Required task>
Only the lines from the start of the data through the one containing "i) => sliceColors[i]);" belong in your answer; return them exactly.

Information supplied>
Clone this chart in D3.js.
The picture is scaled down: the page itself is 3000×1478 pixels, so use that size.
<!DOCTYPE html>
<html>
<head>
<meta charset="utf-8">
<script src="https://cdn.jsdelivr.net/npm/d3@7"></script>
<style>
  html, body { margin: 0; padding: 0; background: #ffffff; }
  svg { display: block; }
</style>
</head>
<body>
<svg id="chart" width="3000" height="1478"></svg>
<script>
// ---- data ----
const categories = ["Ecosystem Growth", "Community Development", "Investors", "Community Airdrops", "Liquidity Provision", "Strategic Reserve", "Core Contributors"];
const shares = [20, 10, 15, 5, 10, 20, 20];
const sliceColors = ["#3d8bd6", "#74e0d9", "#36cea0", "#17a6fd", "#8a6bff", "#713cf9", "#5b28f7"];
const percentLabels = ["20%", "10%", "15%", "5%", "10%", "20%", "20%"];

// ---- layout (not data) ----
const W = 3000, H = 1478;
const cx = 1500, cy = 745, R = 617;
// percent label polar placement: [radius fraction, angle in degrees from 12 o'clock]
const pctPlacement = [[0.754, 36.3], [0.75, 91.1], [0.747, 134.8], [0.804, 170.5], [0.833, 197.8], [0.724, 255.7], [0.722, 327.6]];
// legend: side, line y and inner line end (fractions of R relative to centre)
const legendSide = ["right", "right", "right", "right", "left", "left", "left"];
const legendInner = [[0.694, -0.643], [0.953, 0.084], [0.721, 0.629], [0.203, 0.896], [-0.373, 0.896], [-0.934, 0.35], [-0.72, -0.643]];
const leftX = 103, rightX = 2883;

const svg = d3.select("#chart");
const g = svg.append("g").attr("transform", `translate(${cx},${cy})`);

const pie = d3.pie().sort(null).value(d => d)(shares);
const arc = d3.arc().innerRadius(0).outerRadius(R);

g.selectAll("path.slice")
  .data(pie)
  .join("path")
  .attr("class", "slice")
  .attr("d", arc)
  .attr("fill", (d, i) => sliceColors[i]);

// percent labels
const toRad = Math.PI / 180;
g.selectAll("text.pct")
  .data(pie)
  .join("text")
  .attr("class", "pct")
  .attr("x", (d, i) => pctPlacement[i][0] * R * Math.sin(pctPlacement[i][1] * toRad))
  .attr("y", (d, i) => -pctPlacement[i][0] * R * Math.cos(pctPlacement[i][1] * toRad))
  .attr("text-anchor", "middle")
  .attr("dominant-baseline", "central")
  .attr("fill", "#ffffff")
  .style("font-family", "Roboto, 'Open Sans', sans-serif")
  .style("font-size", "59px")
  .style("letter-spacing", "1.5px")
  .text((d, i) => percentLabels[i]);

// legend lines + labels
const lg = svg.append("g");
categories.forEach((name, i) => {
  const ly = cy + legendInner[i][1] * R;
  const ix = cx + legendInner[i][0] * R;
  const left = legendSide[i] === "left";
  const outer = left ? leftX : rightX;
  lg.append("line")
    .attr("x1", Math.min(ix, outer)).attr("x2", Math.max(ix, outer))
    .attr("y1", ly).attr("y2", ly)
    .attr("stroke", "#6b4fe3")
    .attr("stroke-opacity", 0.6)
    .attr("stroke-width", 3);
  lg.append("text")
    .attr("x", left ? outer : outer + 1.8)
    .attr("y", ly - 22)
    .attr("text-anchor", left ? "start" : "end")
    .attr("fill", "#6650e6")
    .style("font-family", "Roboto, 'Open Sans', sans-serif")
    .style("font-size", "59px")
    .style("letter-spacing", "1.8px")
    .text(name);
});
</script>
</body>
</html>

Correct response>
Clone this chart in D3.js.
The picture is scaled down: the page itself is 3000×1478 pixels, so use that size.
<!DOCTYPE html>
<html>
<head>
<meta charset="utf-8">
<script src="https://cdn.jsdelivr.net/npm/d3@7"></script>
<style>
  html, body { margin: 0; padding: 0; background: #ffffff; }
  svg { display: block; }
</style>
</head>
<body>
<svg id="chart" width="3000" height="1478"></svg>
<script>
// ---- data ----
const categories = ["Ecosystem Growth", "Community Development", "Investors", "Community Airdrops", "Liquidity Provision", "Strategic Reserve", "Core Contributors"];
const shares = [20, 10, 15, 5, 10, 20, 20];
const sliceColors = ["#3d8bd6", "#74e0d9", "#36cea0", "#17a6fd", "#8a6bff", "#713cf9", "#5b28f7"];
const percentLabels = ["20%", "10%", "15%", "5%", "10%", "20%", "20%"];

// ---- layout (not data) ----
const W = 3000, H = 1478;
const cx = 1500, cy = 745, R = 617;
// percent label polar placement: [radius fraction, angle in degrees from 12 o'clock]
const pctPlacement = [[0.754, 36.3], [0.75, 91.1], [0.747, 134.8], [0.804, 170.5], [0.833, 197.8], [0.724, 255.7], [0.722, 327.6]];
// legend: side, line y and inner line end (fractions of R relative to centre)
const legendSide = ["right", "right", "right", "right", "left", "left", "left"];
const legendInner = [[0.694, -0.643], [0.953, 0.084], [0.721, 0.629], [0.203, 0.896], [-0.373, 0.896], [-0.934, 0.35], [-0.72, -0.643]];
const leftX = 103, rightX = 2883;

const svg = d3.select("#chart");
const g = svg.append("g").attr("transform", `translate(${cx},${cy})`);

const pie = d3.pie().sort(null).value(d => d)(shares);
const arc = d3.arc().innerRadius(0).outerRadius(R);

g.selectAll("path.slice")
  .data(pie)
  .join("path")
  .attr("class", "slice")
  .attr("d", arc)
  .attr("fill", (d, i) => sliceColors[i]);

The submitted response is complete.